What happened to the crew of the Norwich?
In the autumn of 1678, a Hull vessel called the Norwich set sail from the city for the port of Bordeaux in south west France to import wine. However, somewhere in the Bay of Biscay, she was intercepted by a larger, faster, square-rigged galley out of Salé, a notorious port on the Atlantic coast of Morocco.
Whether there was any fighting we don’t know. But we can surmise that the Norwich was boarded, captured, and probably sunk. Six men of the crew – John Lightley, the master; John Kirkas; William Grantham; Richard Clarke; George Dinsdale; and Lawrence Clarke – were captured and eventually taken to Algiers to be sold into slavery.
Their captors were Barbary Corsairs, pirates in European eyes, operating from ports on the North African coast whose reach extended as far as the British Isles. In 1625 it was estimated that up to a thousand Cornish people had fallen victim to Corsair raids. The Norwich had fallen prey to a long established, well-resourced, and effective operation.
Enslavement of Europeans in North Africa was different from the contemporary experience of enslaved people from Africa in the Americas. It wasn’t on anywhere near the same scale nor did it underpin huge and profitable (for the Empires involved) industries like sugar or tobacco production.
While Europeans enslaved in North Africa experienced brutality and hardship, they also retained hope. Because the Corsairs sometimes ransomed their captives, never an option for enslaved Africans, and in England, as much of Western Europe, there was an established procedure for raising ransoms.
News of the seizure of the Norwich reached Hull in January 1679, probably via an English merchant in North Africa. On January 23, 1679, the Bench Book (minutes of the meetings of the Bench of Aldermen – the predecessors of Hull City Council) records an order that a letter be written to Mr Stockdale, their representative in London, “to informe himself what course may be taken for the relief and release of John Lightley the younger… master of the ship called the Norwich of Hull and Five men and a boy more of the said shipps company taken lately in a voyage to Bordeaux by a Salley man of war who hath carried them prisoners and captives to Salley and have sett great fines upon their heads for their Ransoms”.
Stockdale spoke to London merchants who had ransomed captives before and learned how it was done, including the eminent Thomas Papillon.
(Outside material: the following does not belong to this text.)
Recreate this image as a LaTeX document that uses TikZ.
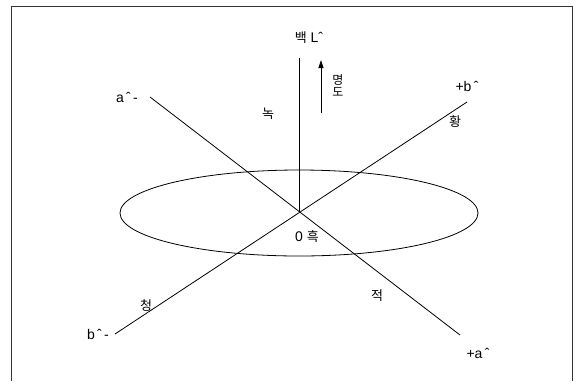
\documentclass[tikz,border=0pt]{standalone}
\usepackage{fontspec}
\setmainfont{Liberation Sans}
\newfontfamily\krfont{Noto Sans CJK KR}
\usetikzlibrary{arrows.meta}

\begin{document}
\begin{tikzpicture}[
    x=1pt, y=-1pt,
    font=\fontsize{14}{15}\selectfont,
    axis/.style={black, line width=0.8pt},
    lbl/.style={inner sep=1pt, text=black},
    kr/.style={lbl, font=\fontsize{13}{14}\selectfont\krfont},
    up/.style={-{Triangle[length=8pt,width=5pt]}, black, line width=0.8pt},
  ]
  \useasboundingbox (0,0) rectangle (577,381);

  % ---- frame (open at the bottom) ----------------------------------------
  \draw[line width=1pt, black!80] (11,381) -- (11,6) -- (572,6) -- (572,381);

  % ---- centre, axis ends --------------------------------------------------
  \coordinate (o) at (299,212);
  \coordinate (Ltop) at (299,58);
  \coordinate (aneg) at (150,97);
  \coordinate (apos) at (460,335);
  \coordinate (bneg) at (115,334);
  \coordinate (bpos) at (467,102);

  % ---- chroma ellipse -----------------------------------------------------
  \draw[axis] (299,213) ellipse [x radius=179, y radius=43];

  % ---- axes ---------------------------------------------------------------
  \draw[axis] (o) -- (Ltop);
  \draw[axis] (aneg) -- (apos);
  \draw[axis] (bneg) -- (bpos);

  % ---- lightness arrow ----------------------------------------------------
  \coordinate (arrlo) at (321,113);
  \coordinate (arrhi) at (321,60);
  \draw[up] (arrlo) -- (arrhi);
  \node[kr, align=center, font=\fontsize{12}{12}\selectfont\krfont]
       (myeongdo) at (338,86) {명\\도};

  % ---- axis labels --------------------------------------------------------
  \node[lbl] (white) at (309,38) {{\krfont\fontsize{13}{14}\selectfont 백} Lˆ};
  \node[lbl] (amin) at (127,97) {a\,ˆ\,-};
  \node[lbl] (bplus) at (467,86) {+b\,ˆ};
  \node[lbl] (bmin) at (98,334) {b\,ˆ\,-};
  \node[lbl] (aplus) at (478,353) {+a\,ˆ};
  \node[lbl] (black) at (307,237) {0 {\krfont\fontsize{13}{14}\selectfont 흑}};

  % ---- hue labels ---------------------------------------------------------
  \node[kr] (green) at (268,114) {녹};
  \node[kr] (yellow) at (455,122) {황};
  \node[kr] (blue) at (146,306) {청};
  \node[kr] (red) at (377,296) {적};

\end{tikzpicture}
\end{document}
He invited himself to dinner with the Lord Mayor of London and attempted to exploit the fact that back in 1666, the people of Hull had raised money to relieve the distress of victims of the Great Fire of London, as a means of pressurising the Lord Mayor to fund the release of the Hull men. However, his fund was oversubscribed and there was no help from London for John Lightley and company.
Meanwhile in Hull money had been raised through collections in church with the permission of the archbishop, and the Bench of Aldermen authorised expenditure from the town’s funds. On September 30, 1679, the Bench Book records that Ann Lightley, John’s wife, Hannah Kirkas, John Kirkas’ wife, and Laurence Clarke senior, father of Laurence Clarke, had petitioned the aldermen to add to the money raised from the town’s resources. £20 was authorised to be released and added to the sum which was then divided into seven parts. Two parts (£90) were to be given to Lightley as his ransom was twice that of his crew members; the other five were granted £45 each towards their ransoms which varied between £75 and £100, the last for Laurence Clarke, the cabin boy. The balance of the ransoms was to be raised by the captives’ families and friends.
So, did the Hull men ever get back? We know that in 1681 George Dinsdale and William Grantham, still in captivity, were writing home, referring to “their cruel bondage…” but there’s no definitive proof any of the six every returned. Hopefully though, we do know that in 1695 a John Lightley and his family were living in Austin Ward in Hull, and in 1697 a Lawrence Clarke and a Richard Clarke with their families lived next door to each other in Blackfriargate.
But in 1680 there came news that three other Hull sailors were captive in Algiers: George Kitching, and two of his men, Humphrey Popplewell and Samuel Hall, the “ship’s boy”. We are not given the name of their ship, nor told whether they were merely survivors of a larger crew.
They may not even have been sailing out of Hull, but they were sons of Hull – either native or adopted – and the townspeople rallied round. Funds were raised in church and door-to-door; contributions were received from Bridlington, Scarborough, and Whitby; and money obtained from a national collection to ransom Barbary captives made in August 1680 to which Hull had contributed £70.
But sadly, we don’t know either if these three ever returned to Hull, and we should remember that only a small proportion of British captives ever saw their homes again, despite the best efforts of their families, fellow townsmen, and government.
So, there’s every reason to remember the names of John Lightley, John Kirkas, Lawrence Clarke, Richard Clarke, George Dinsdale, William Grantham, George Kitching, Humphrey Popplewell and Sam Hall, the ship’s boy.